The problem:
What is the number of lines containing the word "matplotlib"? Give that number alone.

Information supplied:
------------------------------------------------------------------------

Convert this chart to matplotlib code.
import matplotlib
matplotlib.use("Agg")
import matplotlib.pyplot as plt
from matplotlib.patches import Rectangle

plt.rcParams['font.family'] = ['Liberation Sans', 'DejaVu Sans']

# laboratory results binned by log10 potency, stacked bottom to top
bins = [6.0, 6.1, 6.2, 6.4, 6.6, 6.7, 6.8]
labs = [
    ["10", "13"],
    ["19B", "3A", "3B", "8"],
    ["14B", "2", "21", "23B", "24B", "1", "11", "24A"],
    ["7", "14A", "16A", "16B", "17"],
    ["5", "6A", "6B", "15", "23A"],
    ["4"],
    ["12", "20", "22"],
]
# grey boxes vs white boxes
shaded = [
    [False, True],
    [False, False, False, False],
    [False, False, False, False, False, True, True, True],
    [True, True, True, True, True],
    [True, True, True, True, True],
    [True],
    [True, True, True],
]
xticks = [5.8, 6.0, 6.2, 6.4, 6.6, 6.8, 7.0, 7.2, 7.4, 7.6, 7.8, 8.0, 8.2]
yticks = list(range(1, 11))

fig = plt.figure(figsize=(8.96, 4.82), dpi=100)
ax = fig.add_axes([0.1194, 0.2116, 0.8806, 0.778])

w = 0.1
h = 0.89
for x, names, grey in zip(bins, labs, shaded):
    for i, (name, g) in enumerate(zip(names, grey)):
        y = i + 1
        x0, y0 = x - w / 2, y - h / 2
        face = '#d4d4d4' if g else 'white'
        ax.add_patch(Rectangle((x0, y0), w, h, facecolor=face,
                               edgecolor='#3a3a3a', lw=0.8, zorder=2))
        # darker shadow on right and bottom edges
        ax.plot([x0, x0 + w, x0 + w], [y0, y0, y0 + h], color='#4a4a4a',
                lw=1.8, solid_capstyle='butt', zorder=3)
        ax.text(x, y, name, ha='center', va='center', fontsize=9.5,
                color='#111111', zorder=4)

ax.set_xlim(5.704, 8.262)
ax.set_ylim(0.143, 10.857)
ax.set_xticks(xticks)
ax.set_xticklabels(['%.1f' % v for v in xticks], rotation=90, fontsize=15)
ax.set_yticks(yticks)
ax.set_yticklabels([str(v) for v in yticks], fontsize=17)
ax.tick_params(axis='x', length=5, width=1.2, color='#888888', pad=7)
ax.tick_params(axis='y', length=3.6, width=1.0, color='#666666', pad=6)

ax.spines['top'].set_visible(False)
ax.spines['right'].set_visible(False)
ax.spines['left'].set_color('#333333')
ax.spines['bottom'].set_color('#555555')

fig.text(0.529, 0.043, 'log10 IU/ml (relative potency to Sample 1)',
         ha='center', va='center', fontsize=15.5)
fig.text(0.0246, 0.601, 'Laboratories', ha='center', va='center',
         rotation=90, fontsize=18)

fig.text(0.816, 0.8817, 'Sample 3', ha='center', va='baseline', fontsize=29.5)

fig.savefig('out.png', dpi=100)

------------------------------------------------------------------------

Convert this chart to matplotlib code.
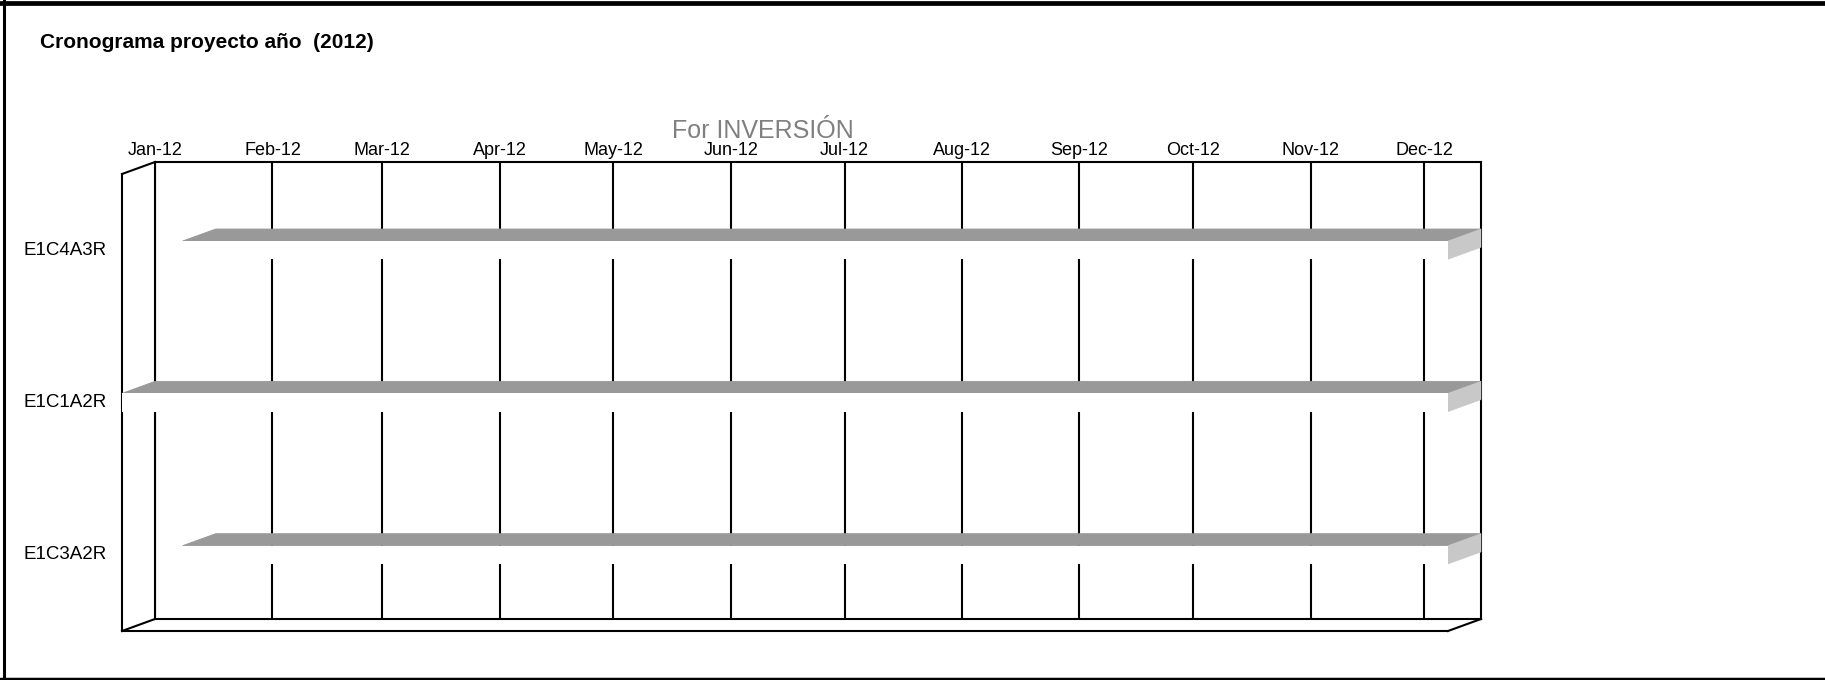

------------------------------------------------------------------------

Answer to this task:
6